Split a string but keep the delimiter in the same resulting substring in Python

I have a string containing URLs:

string = https://www.link1.net/abc/cik?xai=En8MmT__aF_nQm-F48&sig=Cg0A7_5AE&urlfix=1&;ccurl=https://aax-us.link-two.com/x/c/Qoj_sZnkA%2526adurl%253Dhttp%253A%252F%252Fwww.link-three.mu%252F

I want to extract all of them to have a result like this:

['https://www.link1.net/abc/cik?xai=En8MmT__aF_nQm-F48&sig=Cg0A7_5AE&urlfix=1&;ccurl=','https://aax-us.link-two.com/x/c/Qoj_sZnkA%2526adurl%253D','http%253A%252F%252Fwww.link-three.mu%252F']

I am trying:

urls = [x for x in re.split('(http[s]?)', string) if x]
print urls 

And the result is:

['https', '://www.link1.net/abc/cik?xai=En8MmT__aF_nQm- F48&sig=Cg0A7_5AE&urlfix=1&;ccurl=', 'https', '://aax-us.link-two.com/x/c/Qoj_sZnkA%2526adurl%253D', 'http', '%253A%252F%252Fwww.link-three.mu%252F']

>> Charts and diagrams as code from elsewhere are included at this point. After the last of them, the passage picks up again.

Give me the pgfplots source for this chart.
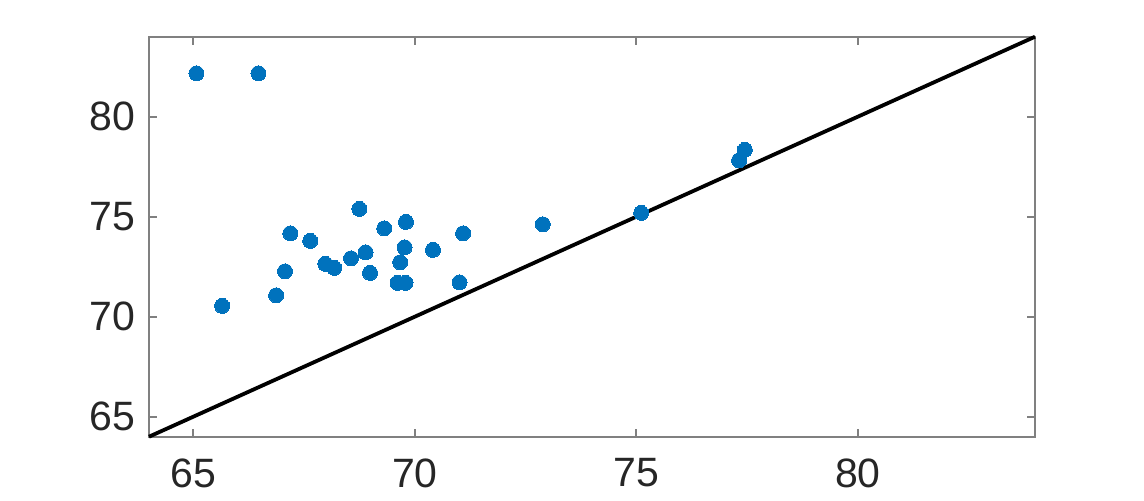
\documentclass[border=0pt]{standalone}
\usepackage{pgfplots}
\pgfplotsset{compat=1.18}
\usepackage{fontspec}
\setmainfont{Liberation Sans}
\definecolor{mblue}{HTML}{0072BD}
\definecolor{axgray}{HTML}{808080}
\definecolor{txt}{HTML}{262626}
\begin{document}
\fontsize{20}{24}\selectfont
\begin{tikzpicture}
\path[use as bounding box] (-74.5pt,-31.65pt) rectangle (497.5pt,218.35pt);
\begin{axis}[
  scale only axis,
  width=443pt, height=200pt,
  xmin=64, xmax=84, ymin=64, ymax=84,
  xtick={65,70,75,80}, ytick={65,70,75,80},
  tick align=inside,
  major tick length=4pt,
  axis line style={axgray, line width=0.9pt},
  every tick/.style={axgray, line width=0.9pt},
  tick label style={text=txt, font=\fontsize{20.5}{24}\selectfont},
  xticklabel style={yshift=-4pt},
  /pgf/number format/assume math mode=true,
  clip=false,
]
\addplot[only marks, color=mblue, mark=*, mark size=3.75pt, mark options={draw=mblue, fill=mblue, line width=0pt}] coordinates {
(65.07,82.17) (66.47,82.17) (65.65,70.54) (66.87,71.07) (67.07,72.27)
(67.19,74.17) (67.64,73.79) (67.98,72.64) (68.18,72.44) (68.56,72.92)
(68.75,75.39) (68.89,73.22) (68.99,72.19) (69.31,74.42) (69.61,71.69)
(69.79,71.69) (69.67,72.72) (69.77,73.47) (69.80,74.74) (70.41,73.34)
(71.01,71.72) (71.09,74.17) (72.89,74.62) (75.11,75.19) (77.32,77.82)
(77.45,78.34)
};
\addplot[black, line width=1.9pt] coordinates {(64,64) (84,84)};
\end{axis}
\end{tikzpicture}
\end{document}
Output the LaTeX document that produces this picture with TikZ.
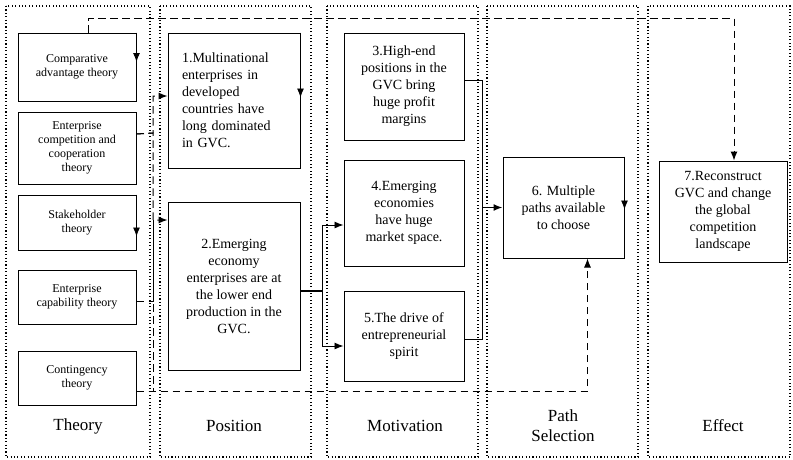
\documentclass[tikz,border=0pt]{standalone}
\usepackage{fontspec}
\setmainfont{Liberation Serif}
\usetikzlibrary{arrows.meta,positioning}

\begin{document}
\begin{tikzpicture}[x=1pt,y=-1pt,line width=0.9pt,
  frm/.style={line width=1.1pt,dash pattern=on 1.1pt off 2.3pt},
  dsh/.style={line width=1pt,dash pattern=on 7.5pt off 4.5pt},
  tip/.style={-{Latex[length=9pt,width=7pt]}},
  thbox/.style={draw,line width=1pt,minimum width=118pt,align=center,font=\fontsize{12}{14}\selectfont},
  box/.style={draw,line width=1pt,align=center,font=\fontsize{14}{17}\selectfont},
  lbl/.style={align=center,font=\fontsize{17}{20}\selectfont}]
        \useasboundingbox (0,0) rectangle (793,459);
        \draw[frm] (6,6) rectangle (150,457);
        \draw[frm] (160,6) rectangle (311,457);
        \draw[frm] (327,6) rectangle (478,457);
        \draw[frm] (487,6) rectangle (638,457);
        \draw[frm] (648,6) rectangle (790,457);
        \node[thbox,minimum height=68pt] (cmp) at (77,67) {Comparative\\advantage theory};
        \node[thbox,minimum height=72pt,below=10pt of cmp] (ecc) {Enterprise\\competition and\\cooperation\\theory};
        \node[thbox,minimum height=55pt,below=10pt of ecc] (stk) {Stakeholder\\theory};
        \node[thbox,minimum height=54pt,below=19pt of stk] (cap) {Enterprise\\capability theory};
        \node[thbox,minimum height=54pt,below=26pt of cap] (cnt) {Contingency\\theory};
        \node[box,minimum width=132pt,minimum height=135pt,text width=104pt,align=left] (pos1) at (234,100.5) {1.Multinational\\enterprises in\\developed\\countries have\\long dominated\\in GVC.};
        \node[box,minimum width=132pt,minimum height=168pt] (pos2) at (234,286) {2.Emerging\\economy\\enterprises are at\\the lower end\\production in the\\GVC.};
        \node[box,minimum width=120pt,minimum height=107pt] (mot3) at (404,86.5) {3.High-end\\positions in the\\GVC bring\\huge profit\\margins};
        \node[box,minimum width=120pt,minimum height=106pt] (mot4) at (404,213) {4.Emerging\\economies\\have huge\\market space.};
        \node[box,minimum width=120pt,minimum height=90pt] (mot5) at (404,336) {5.The drive of\\entrepreneurial\\spirit};
        \node[box,minimum width=121pt,minimum height=101pt] (path) at (563.5,207.5) {6. Multiple\\paths available\\to choose};
        \node[box,minimum width=128pt,minimum height=101pt] (eff) at (723,211.5) {7.Reconstruct\\GVC and change\\the global\\competition\\landscape};
        \node[lbl] (lth) at (78,426) {Theory};
        \node[lbl] (lpos) at (234,426) {Position};
        \node[lbl] (lmot) at (405,426) {Motivation};
        \node[lbl] (lpath) at (563,426) {Path\\Selection};
        \node[lbl] (leff) at (723,426) {Effect};
        \draw[tip] (cmp.north east) -- ([yshift=5pt]cmp.east);
        \draw[tip] (stk.north east) -- ([yshift=-14pt]stk.east);
        \draw[tip] (pos1.north east) -- ([yshift=3pt]pos1.east);
        \draw[tip] (path.north east) -- ([yshift=-2pt]path.east);
        \draw[dsh,tip] ([xshift=11pt]cmp.north) -- ++(0,-14) -| ([xshift=11pt]eff.north);
        \draw[dsh,tip] ([yshift=14pt]ecc.east) -- (153,133) |- (pos1.west |- 0,96);
        \draw[dsh,tip] ([yshift=14pt]ecc.east) -- (153,133) |- (pos2.west |- 0,220);
        \draw[dsh] ([yshift=-4pt]cap.east) -| (153,220);
        \draw[dsh] ([yshift=-13pt]cnt.east) -| (153,220);
        \draw[dsh,tip] ([yshift=-13pt]cnt.east) -| ([xshift=24pt]path.south);
        \coordinate (s1) at (322,291);
        \draw[line width=1.4pt] ([yshift=-5pt]pos2.east) -- (s1);
        \draw[tip] (s1) |- ([yshift=-12pt]mot4.west);
        \draw[tip] (s1) |- ([yshift=-10pt]mot5.west);
        \coordinate (s2) at (482,207.5);
        \draw ([yshift=6pt]mot3.east) -| (s2);
        \draw ([yshift=-3pt]mot5.east) -| (s2);
        \draw[line width=1.4pt,tip] (s2) -- (path.west);
      \end{tikzpicture}
\end{document}
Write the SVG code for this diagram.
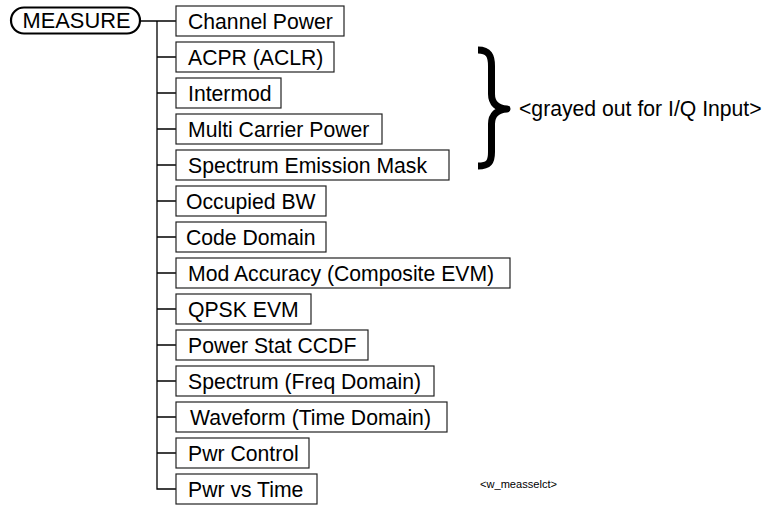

How can I get the the complete URL together given that it can start with 'http' or 'https'?

Any ideas please?

Upvotes: 0

Views: 319

Answers (2)

Emre Külah
Emre Külah

Reputation: 54

Without using re, you can handle this problem as follows:

['http' + x for x in filter(lambda x: x, string.split('http'))]

The result will be:

['https://www.link1.net/abc/cik?xai=En8MmT__aF_nQm-
F48&sig=Cg0A7_5AE&urlfix=1&;ccurl=', 'https://aax-us.link-
two.com/x/c/Qoj_sZnkA%2526adurl%253D', 'http%253A%252F%252Fwww.link-
three.mu%252F']

Upvotes: 2

Jean-François Fabre
Jean-François Fabre

Reputation: 140168

You could use your result and join 2 consecutive matches, that would work.

urls = [urls[i]+urls[i+1] for i in range(0,len(urls),2)]

But better use findall with a lookahead on https? or end of string:

import re

string = "https://www.link1.net/abc/cik?xai=En8MmT__aF_nQm-F48&sig=Cg0A7_5AE&urlfix=1&;ccurl=https://aax-us.link-two.com/x/c/Qoj_sZnkA%2526adurl%253Dhttp%253A%252F%252Fwww.link-three.mu%252F"

print(re.findall("https?.*?(?=https?|$)",string))

result:

['https://www.link1.net/abc/cik?xai=En8MmT__aF_nQm-F48&sig=Cg0A7_5AE&urlfix=1&;ccurl=',
 'https://aax-us.link-two.com/x/c/Qoj_sZnkA%2526adurl%253D', 
 'http%253A%252F%252Fwww.link-three.mu%252F']

as noted in comments, since you cannot add : to the delimiter, you have no way of being sure of the URL delimitation (if an URL contains http inside the address you're toast)

Upvotes: 1

Related Questions